Last years More Stuff was a festive fist in the face of frivolity lampooning the excess of Christmas and introducing the world to a cast of cheeky elves who sung, danced and giggled their way through a catchy musical number, taking a pop at consumer excess in the process. The lively short was notable for the extraordinary rigs and lighting that the cartoony characters were enlivened by. This year directors Simone Giampaolo and Joe Kinch and the cheeky cast return in the sequel No More Stuff and are pitted against a vengeful Santa Claus in a short that evokes the classic Christmas tradition of movie watching with blockbuster films reimagined with a not so jolly antagonist and a seasonal feel.
The film has screened at festivals worldwide and garnered an award or two for the company, we spoke to Producer and Blue Zoo co-founder Tom Box about their latest short, short No More Stuff.
The first short was a seasonal bash at consumerism, where did that idea germinate?
At the time my daughter was obsession with Frozen, so I had animated musicals firmly lodged deep into my cranium. So I thought it would be fun to do something along those lines, then in a similar vein, having kids you’re very aware of the plethora of tat you are nagged to buy on a daily basis – so the brief to our artists kind of came out of that, plus we thought it would be a silly bit of fun to do.
How have you found the reaction to the first short?
More Stuff was such fun to make, and I think you can see that when you watch it – so when it was received well online, it was the cherry on the cake – it seemed to touch on a subject a lot of people could relate to! Since last year it’s won a few industry awards and the directors Simone & Joe have been able to attend to international film festivals with it, and fly the Blue Zoo flag!
Consumerism was under the microscope in the first film, you’ve gone after pop culture this time around.
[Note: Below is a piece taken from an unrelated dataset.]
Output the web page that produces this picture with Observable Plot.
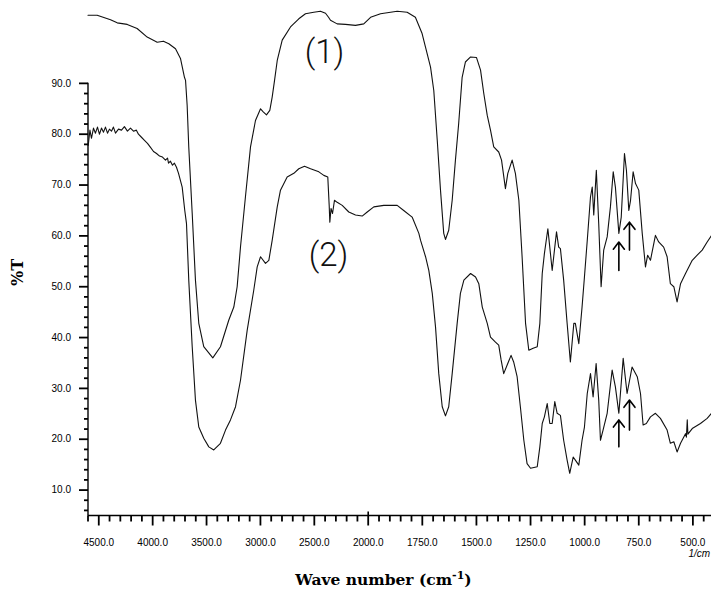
<!DOCTYPE html>
<html><head><meta charset="utf-8">
<script src="https://cdn.jsdelivr.net/npm/d3@7"></script>
<script src="https://cdn.jsdelivr.net/npm/@observablehq/plot@0.6"></script>
<style>html,body{margin:0;padding:0;background:#fff;}</style>
</head><body><div id="chart"></div>
<script>
// Spectrum (1): wavenumber (cm-1) and %T
const c1Wn = [4600,4515,4391,4329,4236,4144,4051,3958,3900,3850,3788,3742,3705,3695,3680,3665,3633,3603,3572,3526,3442,3371,3294,3247,3216,3185,3139,3092,3046,2999,2974,2944,2913,2891,2869,2844,2798,2721,2644,2582,2505,2443,2396,2368,2350,2288,2211,2118,2041,1989,1943,1866,1820,1782,1751,1735,1712,1697,1681,1666,1651,1643,1628,1612,1597,1582,1566,1551,1527,1500,1481,1466,1450,1435,1420,1397,1384,1366,1355,1335,1320,1304,1289,1273,1258,1238,1219,1207,1196,1186,1170,1158,1150,1138,1130,1120,1112,1097,1081,1066,1050,1043,1027,1012,1001,988,973,965,958,946,935,924,912,896,881,868,858,842,831,816,807,796,788,776,765,750,734,719,709,696,673,658,635,619,604,588,573,557,534,503,480,457,434,414];
const c1T = [103.4,103.4,102.5,101.9,101.6,100.8,99.1,98.1,98.3,97.8,96.8,94.9,91.2,90.6,85.7,77.5,64.4,51.3,42.8,38.2,36.0,38.2,43.4,46.0,50.0,57.8,67.7,77.5,82.7,85.0,84.4,83.8,84.7,87.3,90.6,94.5,98.5,101.1,102.7,103.7,104.0,104.2,103.8,103.0,102.4,101.7,101.6,101.4,101.7,103.0,103.7,104.2,104.0,103.0,99.8,97.1,93.2,88.6,78.8,69.0,60.5,59.3,61.1,67.0,74.9,82.1,91.2,94.2,95.2,95.1,92.6,88.0,83.7,80.8,77.5,76.5,74.9,69.3,72.3,74.9,72.3,67.0,55.9,42.8,37.5,37.9,38.2,42.8,52.6,56.5,61.4,56.5,53.2,57.8,60.8,57.8,57.5,51.3,42.8,35.2,42.8,42.8,38.8,46.0,51.9,59.1,67.7,69.6,64.1,72.9,62.4,50.0,57.2,59.8,65.7,72.6,69.6,60.5,63.7,76.2,72.9,65.0,67.0,72.6,70.3,69.0,60.5,53.9,56.2,55.2,60.1,58.8,57.8,55.9,50.6,50.0,47.0,50.6,52.6,55.2,56.2,57.2,58.8,60.1];

// Spectrum (2)
const c2Wn = [4598,4582,4568,4549,4531,4512,4494,4475,4456,4438,4419,4401,4382,4364,4345,4317,4289,4262,4234,4206,4178,4151,4132,4104,4076,4048,4020,3992,3964,3936,3909,3881,3862,3853,3835,3816,3798,3779,3760,3726,3702,3686,3665,3633,3603,3572,3526,3479,3433,3371,3324,3278,3231,3185,3123,3062,3030,2999,2953,2922,2891,2844,2814,2752,2690,2644,2591,2535,2458,2412,2375,2362,2356,2345,2331,2313,2288,2241,2180,2118,2056,2009,1974,1928,1866,1836,1797,1766,1758,1735,1720,1704,1689,1674,1658,1643,1628,1612,1589,1574,1558,1527,1504,1489,1473,1450,1435,1412,1397,1386,1374,1358,1340,1328,1312,1297,1281,1266,1250,1219,1207,1196,1186,1173,1161,1150,1138,1127,1112,1097,1081,1069,1053,1043,1027,1012,1001,988,973,961,947,935,927,915,896,873,858,842,822,804,781,757,742,730,715,696,673,650,619,604,588,573,557,534,530,526,523,503,465,434,414];
const c2T = [77.8,80.8,79.2,81.2,80.2,81.4,80.0,81.2,80.4,81.4,80.2,81.0,80.6,81.4,80.2,81.0,80.8,81.5,80.6,81.2,80.6,80.8,80.0,79.4,78.8,78.2,77.4,76.6,76.2,75.7,75.5,74.9,75.3,74.3,74.7,73.9,74.3,73.5,72.3,69.6,65.0,62.4,51.3,38.2,27.7,22.4,20.2,18.5,17.9,19.2,21.8,23.8,26.4,31.6,41.4,49.3,53.9,55.9,54.6,55.2,59.1,65.7,69.0,71.6,72.3,73.2,73.7,73.2,72.6,71.9,71.6,66.0,62.7,65.4,64.4,67.0,66.6,66.0,64.7,64.1,63.9,64.7,65.7,66.0,66.0,65.0,63.7,60.5,59.1,55.9,53.2,48.7,42.1,32.9,26.4,24.6,26.4,32.9,42.8,48.7,51.3,52.6,51.9,50.6,46.0,42.8,40.1,39.1,38.5,35.6,32.9,34.6,36.5,35.2,32.3,26.4,19.8,15.2,14.3,14.6,18.5,23.1,24.4,27.0,23.1,23.1,27.4,25.1,24.7,19.8,15.9,13.3,16.5,15.9,14.9,19.8,22.4,29.0,32.9,28.3,34.9,27.7,19.8,21.8,25.1,33.6,30.3,25.1,35.9,29.0,34.2,32.3,29.0,22.8,23.1,24.4,25.1,24.1,21.8,19.2,19.5,17.5,19.2,21.1,20.4,23.8,21.0,22.1,23.1,24.1,25.1];

// Curve labels
const labelText = ["(1)", "(2)"];
const labelWn = [2405, 2368];
const labelT = [96.1, 56.2];

// Arrows marking bands
const arrowWn = [842, 793, 842, 793];
const arrowFrom = [53.2, 57.2, 18.5, 21.8];
const arrowTo = [58.8, 62.7, 23.8, 27.7];

// Axis ticks
const xMajor = [4500,4000,3500,3000,2500,2000,1750,1500,1250,1000,750,500];
const xMinor = [4600,4400,4300,4200,4100,3900,3800,3700,3600,3400,3300,3200,3100,2900,2800,2700,2600,2400,2300,2200,2100,
  1950,1900,1850,1800,1700,1650,1600,1550,1450,1400,1350,1300,1200,1150,1100,1050,950,900,850,800,700,650,600,550,450];
const yMajor = [10,20,30,40,50,60,70,80,90];
const yMinor = [6,8,12,14,16,18,22,24,26,28,32,34,36,38,42,44,46,48,52,54,56,58,62,64,66,68,72,74,76,78,82,84,86,88];

// axis extents: x axis starts at 4600, y axis runs from 5 to 90
const xStart = 4600, xEnd = 414, yBase = 5, yTop = 90;

// pixel -> data helpers for tick lengths (y: ~5.084 px/unit, left x segment: ~9.26 units/px)
const yPx = px => px / 5.084;
const xPx = px => px * 9.26;

const curve1 = c1Wn.map((w, i) => ({wn: w, t: c1T[i]}));
const curve2 = c2Wn.map((w, i) => ({wn: w, t: c2T[i]}));
const labels = labelText.map((s, i) => ({s, wn: labelWn[i], t: labelT[i]}));
const arrows = arrowWn.map((w, i) => ({wn: w, a: arrowFrom[i], b: arrowTo[i]}));

// tick segments (value + tick length in px)
const xTicks = xMajor.map(v => ({v, len: 10})).concat(xMinor.map(v => ({v, len: 6})));
const yTicks = yMajor.map(v => ({v, len: 9})).concat(yMinor.map(v => ({v, len: 4})));

const chart = Plot.plot({
  width: 711, height: 592,
  margin: 0,
  style: {fontFamily: "'Liberation Sans', Arial, sans-serif", fontSize: "10px", background: "#fff", color: "#000", overflow: "visible"},
  x: {type: "linear", domain: [4700, 4600, 2000, 414], range: [76.7, 87.5, 367.7, 711], axis: null},
  y: {type: "linear", domain: [2, 106.3], range: [530.25, 0], axis: null},
  marks: [
    // axis lines
    Plot.ruleX([xStart], {y1: yBase, y2: yTop, stroke: "#000", strokeWidth: 1.4}),
    Plot.ruleY([yBase], {x1: xStart, x2: xEnd, stroke: "#000", strokeWidth: 1.4}),
    // tick marks
    Plot.link(xTicks, {x1: d => d.v, x2: d => d.v, y1: () => yBase, y2: d => yBase - yPx(d.len), stroke: "#000", strokeWidth: 1.8}),
    Plot.link(yTicks, {y1: d => d.v, y2: d => d.v, x1: () => xStart, x2: d => xStart + xPx(d.len), stroke: "#000", strokeWidth: 1.8}),
    Plot.link([2000], {x1: d => d, x2: d => d, y1: () => yBase, y2: () => yBase + yPx(4), stroke: "#000", strokeWidth: 1.6}),
    // tick labels
    Plot.text(yMajor, {x: xStart, y: d => d, text: d => d.toFixed(1), dx: -17, textAnchor: "end", lineAnchor: "middle", fontSize: 10}),
    Plot.text(xMajor, {x: d => d, y: yBase, text: d => d.toFixed(1), dy: 23, textAnchor: "middle", lineAnchor: "top", fontSize: 10}),
    // spectra
    Plot.line(curve1, {x: "wn", y: "t", stroke: "#111", strokeWidth: 1.1}),
    Plot.line(curve2, {x: "wn", y: "t", stroke: "#111", strokeWidth: 1.1}),
    Plot.arrow(arrows, {x1: "wn", x2: "wn", y1: "a", y2: "b", stroke: "#000", strokeWidth: 1.6, headLength: 8.5, headAngle: 75}),
    Plot.text(labels, {x: "wn", y: "t", text: "s", fontSize: 33, fontFamily: "Roboto, 'DejaVu Sans', sans-serif", fontWeight: 300, textAnchor: "middle", lineAnchor: "middle", fill: "#111"}),
    // axis titles
    Plot.text(["%T"], {frameAnchor: "top-left", dx: 17, dy: 272, rotate: -90, fontFamily: "'DejaVu Serif', serif", fontWeight: "bold", fontSize: 16, textAnchor: "middle", lineAnchor: "middle"}),
    Plot.text(["Wave number (cm"], {frameAnchor: "bottom", dx: 27.5, dy: -8, fontFamily: "'DejaVu Serif', serif", fontWeight: "bold", fontSize: 15.5, textAnchor: "middle", lineAnchor: "bottom"}),
    Plot.text(["1/cm"], {frameAnchor: "bottom-left", dx: 688, dy: -36, fontSize: 10, fontStyle: "italic", textAnchor: "start", lineAnchor: "bottom"})
  ]
});

// add the superscript to the x-axis title as real text
chart.querySelectorAll("text").forEach(t => {
  if (t.textContent === "Wave number (cm") {
    const ns = "http://www.w3.org/2000/svg";
    const sup = document.createElementNS(ns, "tspan");
    sup.setAttribute("baseline-shift", "super");
    sup.setAttribute("font-size", "11");
    sup.textContent = "-1";
    const close = document.createElementNS(ns, "tspan");
    close.setAttribute("baseline-shift", "0");
    close.textContent = ")";
    t.appendChild(sup);
    t.appendChild(close);
  }
});

document.getElementById("chart").appendChild(chart);
</script>
</body></html>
At first we weren’t going to make a short this year as we’ve all been working flat out on other projects. But people started to tell us they can’t wait to see what we create this year – so not wanting to disappoint at Christmas, we thought we better get cracking and make something! By this point we only had a matter of weeks to make it, so we thought if we made a parody movie trailer re-using assets from More Stuff, a lot of Blue Zoo artists could all contribute to it without having to worry too much about narrative and continuity – so it was more to fit around creative constraints than anything else! Plus, we get to do an animations with lots of gratuitous explosions.
You’ve been running GIFs online with lots of different films parodied by different artists working at the studio, did the animators at Blue Zoo pitch a scenario each, how did it work?
Directors Simone and Joe came up with a bunch of ideas to get people thinking along the same lines, we didn’t want to do anything too obscure, or anything too cliched (i.e. no bullet time!). From there everyone suggested their own ideas, animators then paired up with lighters to make a few frames of animation. It allowed everyone to get involved, even if they only had a few hours spare around their proper work!
Below: A gallery of Blockbuster TV and Movie Parodies, can you name them all?
Blue Zoos programme of making shorts seems to fit in nicely amongst the TV series and commercial work, how important is it for a studio to flex this creative muscle?
For us it’s massively important, not only does it show a lighter, more playful side of what we do, it spreads our studio’s name far and wide. More Stuff brought us some fantastic projects and clients from across the world which would have never found us otherwise. It also allows us to test new technology, with More Stuff it was using GPU rendering which we’ve now implemented across all of our TV series work to massivly boost the quality of our output. Then with No More Stuff we rendered it in the cloud, so now we have unlimited render power on tap!